** START OF Dataset section **

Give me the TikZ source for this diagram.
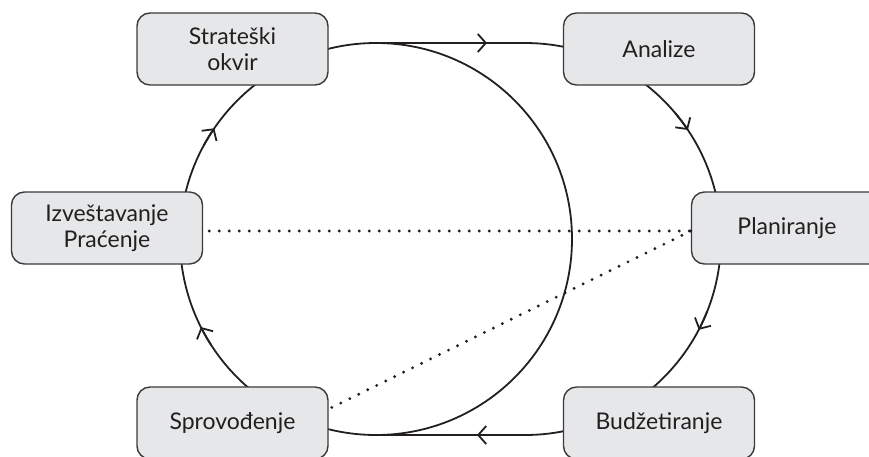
\documentclass[tikz,border=0pt]{standalone}
\usepackage{fontspec}
\setmainfont{Lato}
\usetikzlibrary{arrows.meta,calc}
\definecolor{boxfill}{HTML}{E6E7E8}
\definecolor{boxline}{HTML}{3A3A3A}
\definecolor{ink}{HTML}{231F20}
\tikzset{
  stagebox/.style={draw=boxline, line width=1.4pt, fill=boxfill, rounded corners=13pt,
    minimum width=191pt, minimum height=72pt, align=center, inner sep=0pt,
    font=\fontsize{23}{26}\selectfont, text=ink},
  loopline/.style={draw=ink, line width=1.8pt},
  chev/.style={draw=ink, line width=1.8pt, -{Straight Barb[length=8pt,width=18pt]}},
  dotline/.style={draw=ink, line width=3.2pt, line cap=round, dash pattern=on 0pt off 10pt}
}
\begin{document}
\begin{tikzpicture}[x=1pt,y=-1pt]
\useasboundingbox (0,0) rectangle (869,456);
\clip (0,0) rectangle (869,456);
% loop
\draw[loopline] (376,239) circle[radius=196];
\draw[loopline] (376,43) -- (525,43) arc[start angle=-90,end angle=90,radius=196] -- (376,435);
% arrowheads
\draw[chev] (478,43) -- (487,43);
\draw[chev] (486,435) -- (477,435);
\draw[chev] (525,239) ++(-40:196) arc[start angle=-40,end angle=-33.8,radius=196];
\draw[chev] (525,239) ++(21.6:196) arc[start angle=21.6,end angle=27.6,radius=196];
\draw[chev] (376,239) ++(147.3:196) arc[start angle=147.3,end angle=153.3,radius=196];
\draw[chev] (376,239) ++(208.4:196) arc[start angle=208.4,end angle=214.4,radius=196];
% boxes
\node[stagebox] (str) at (232.5,49) {Strateški\\okvir};
\node[stagebox] (ana) at (659,49) {Analize};
\node[stagebox] (izv) at (107,228) {Izveštavanje\\Praćenje};
\node[stagebox] (pla) at (787,228) {Planiranje};
\node[stagebox] (spr) at (232.5,423) {Sprovođenje};
\node[stagebox] (bud) at (659,423) {Budžetiranje};
% dotted links
\coordinate (plaw) at ([yshift=-3]pla.west);
\coordinate (izve) at ([yshift=-3]izv.east);
\coordinate (spre) at ([yshift=14]spr.east);
\draw[dotline] ([xshift=6]izve) -- (plaw);
\draw[dotline] (plaw) -- ($(spre)!-5pt!(plaw)$);
\end{tikzpicture}
\end{document}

** END OF Dataset section **

# [Stated problem]
Give the material again exactly as it is, but keep the pictures out.

# [Response below]
Give me the TikZ source for this diagram.
\documentclass[tikz,border=0pt]{standalone}
\usepackage{fontspec}
\setmainfont{Lato}
\usetikzlibrary{arrows.meta,calc}
\definecolor{boxfill}{HTML}{E6E7E8}
\definecolor{boxline}{HTML}{3A3A3A}
\definecolor{ink}{HTML}{231F20}
\tikzset{
  stagebox/.style={draw=boxline, line width=1.4pt, fill=boxfill, rounded corners=13pt,
    minimum width=191pt, minimum height=72pt, align=center, inner sep=0pt,
    font=\fontsize{23}{26}\selectfont, text=ink},
  loopline/.style={draw=ink, line width=1.8pt},
  chev/.style={draw=ink, line width=1.8pt, -{Straight Barb[length=8pt,width=18pt]}},
  dotline/.style={draw=ink, line width=3.2pt, line cap=round, dash pattern=on 0pt off 10pt}
}
\begin{document}
\begin{tikzpicture}[x=1pt,y=-1pt]
\useasboundingbox (0,0) rectangle (869,456);
\clip (0,0) rectangle (869,456);
% loop
\draw[loopline] (376,239) circle[radius=196];
\draw[loopline] (376,43) -- (525,43) arc[start angle=-90,end angle=90,radius=196] -- (376,435);
% arrowheads
\draw[chev] (478,43) -- (487,43);
\draw[chev] (486,435) -- (477,435);
\draw[chev] (525,239) ++(-40:196) arc[start angle=-40,end angle=-33.8,radius=196];
\draw[chev] (525,239) ++(21.6:196) arc[start angle=21.6,end angle=27.6,radius=196];
\draw[chev] (376,239) ++(147.3:196) arc[start angle=147.3,end angle=153.3,radius=196];
\draw[chev] (376,239) ++(208.4:196) arc[start angle=208.4,end angle=214.4,radius=196];
% boxes
\node[stagebox] (str) at (232.5,49) {Strateški\\okvir};
\node[stagebox] (ana) at (659,49) {Analize};
\node[stagebox] (izv) at (107,228) {Izveštavanje\\Praćenje};
\node[stagebox] (pla) at (787,228) {Planiranje};
\node[stagebox] (spr) at (232.5,423) {Sprovođenje};
\node[stagebox] (bud) at (659,423) {Budžetiranje};
% dotted links
\coordinate (plaw) at ([yshift=-3]pla.west);
\coordinate (izve) at ([yshift=-3]izv.east);
\coordinate (spre) at ([yshift=14]spr.east);
\draw[dotline] ([xshift=6]izve) -- (plaw);
\draw[dotline] (plaw) -- ($(spre)!-5pt!(plaw)$);
\end{tikzpicture}
\end{document}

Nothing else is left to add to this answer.